In 1826, the Duchy of Saxe-Coburg-Gotha was created and Ernst now styled himself 'Ernst I'. Military use of the Veste had ceased by 1700 and outer fortifications had been demolished in 1803-38. From 1838-60, Ernst had the run-down fortress converted into a Gothic revival residence. In 1860, use of the Zeughaus as a prison (since 1782) was discontinued. Through a successful policy of political marriages, the House of Saxe-Coburg and Gotha established links with several of the major European dynasties, including that of the United Kingdom.

20th century

The dynasty ended with the reign of Herzog Carl Eduard (1884-1954), also known as Charles Edward, Duke of Saxe-Coburg and Gotha, a grandson of Queen Victoria, who until 1919 also was the 2nd Duke of Albany in the United Kingdom. Under his rule, many changes made to the Veste in the 19th century were reversed under architect Bodo Ebhardt, with the aim of restoring a more authentic medieval look. Along with the other ruling princes of Germany, Carl Eduard was deposed in the revolution of 1918-1919. After Carl Eduard abdicated in late 1918, the Veste came into possession of the state of Bavaria, but the former duke was allowed to live there until his death. The works of art collected by the family were gifted to the Coburger Landesstiftung, a foundation, which today runs the museum.

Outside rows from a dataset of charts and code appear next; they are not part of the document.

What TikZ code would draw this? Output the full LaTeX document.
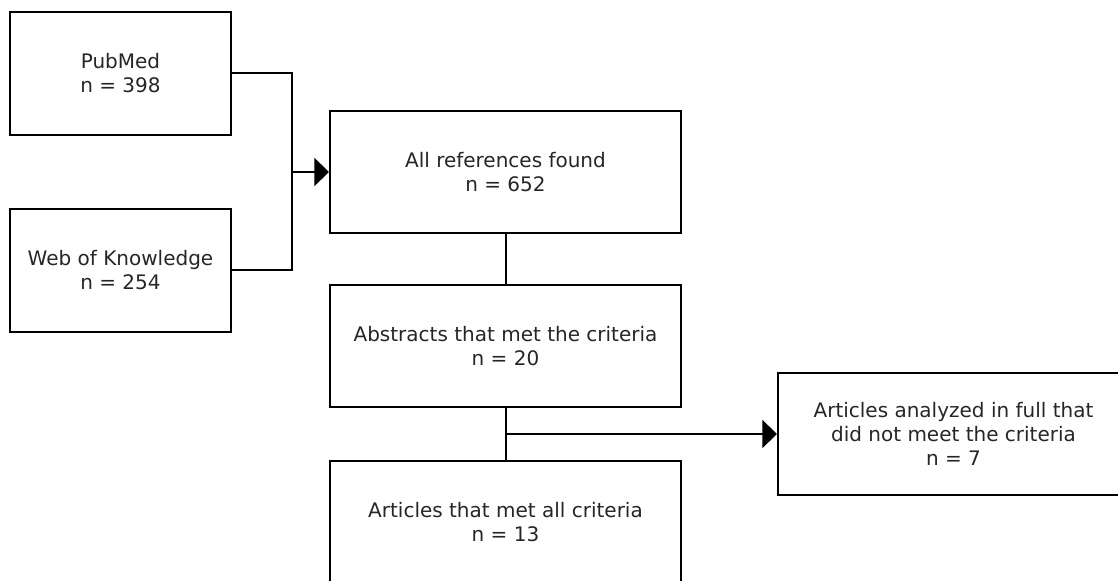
\documentclass[tikz,border=0pt]{standalone}
\usepackage{fontspec}
\setmainfont{DejaVu Sans}
\usetikzlibrary{arrows.meta, positioning, calc}

\begin{document}
\begin{tikzpicture}[
    node distance=37.5pt and 71.25pt,
    box/.style={rectangle, draw, line width=1.5pt, minimum height=91.5pt, align=center, text=black!85, font=\fontsize{15pt}{18pt}\selectfont},
    source/.style={box, minimum width=165.75pt, minimum height=92.25pt},
    stage/.style={box, minimum width=263.25pt},
    line/.style={line width=1.5pt},
    arrow/.style={line, -{Triangle[length=11pt, width=21pt]}}
]

% Page frame
\useasboundingbox (-90.375pt,55.125pt) rectangle (748.125pt,-380.625pt);

% Sources
\node[source] (pubmed) at (0,0) {PubMed\\n = 398};
\node[source, below=54pt of pubmed] (wok) {Web of Knowledge\\n = 254};
\coordinate (sources_mid) at ($(pubmed.east)!0.5!(wok.east)$);
\coordinate (join) at ($(sources_mid)+(45pt,0)$);

% Screening steps
\node[stage, right=72.75pt of sources_mid] (all_refs) {All references found\\n = 652};
\node[stage, below=of all_refs] (abstracts) {Abstracts that met the criteria\\n = 20};
\node[stage, below=39pt of abstracts] (included) {Articles that met all criteria\\n = 13};
\coordinate (split) at ($(abstracts.south)!0.5!(included.north)$);

% Excluded
\node[stage, right=of abstracts.east |- split, anchor=west] (excluded) {Articles analyzed in full that\\did not meet the criteria\\n = 7};

% Arrows
\draw[line] (pubmed.east) -| (join) |- (wok.east);
\draw[arrow] (join) -- (all_refs);
\draw[line] (all_refs) -- (abstracts);
\draw[line] (abstracts) -- (included);
\draw[arrow] (split) -- (excluded);

\end{tikzpicture}
\end{document}
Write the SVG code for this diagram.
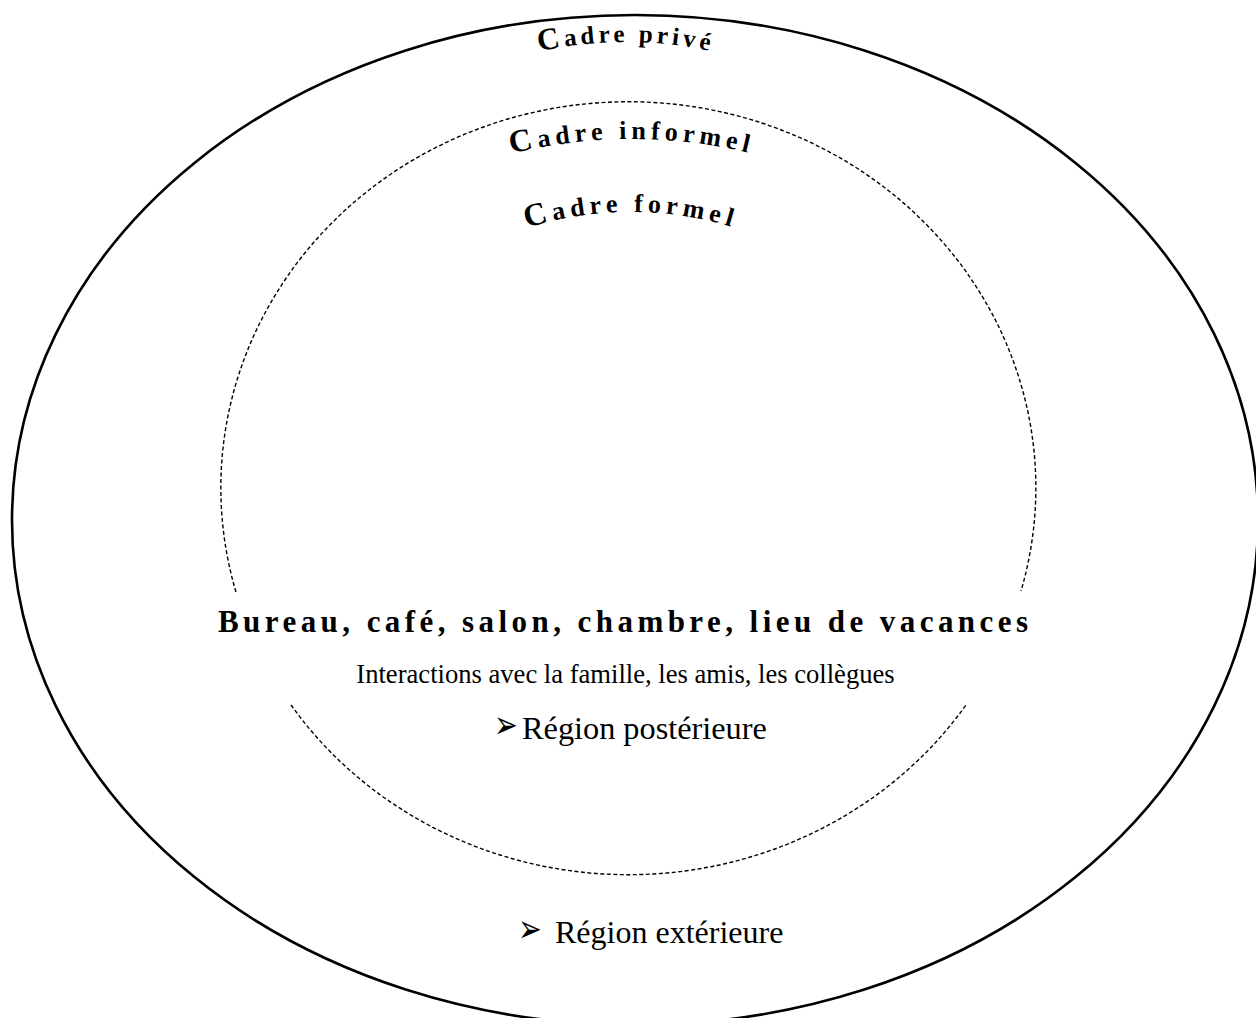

In 1945, the Veste was seriously damaged by artillery fire in the final days of World War II. After 1946, renovation works were undertaken by the new owner, the Bayerische Verwaltung der staatlichen Schlösser, Gärten und Seen.

Today

The Veste is open to the public and today houses museums, including a collection art objects and paintings that belonged to the ducal family of Saxe-Coburg and Gotha, a large collection of arms and armor, significant examples of early modern coaches and sleighs, and important collections of prints, drawings and coins.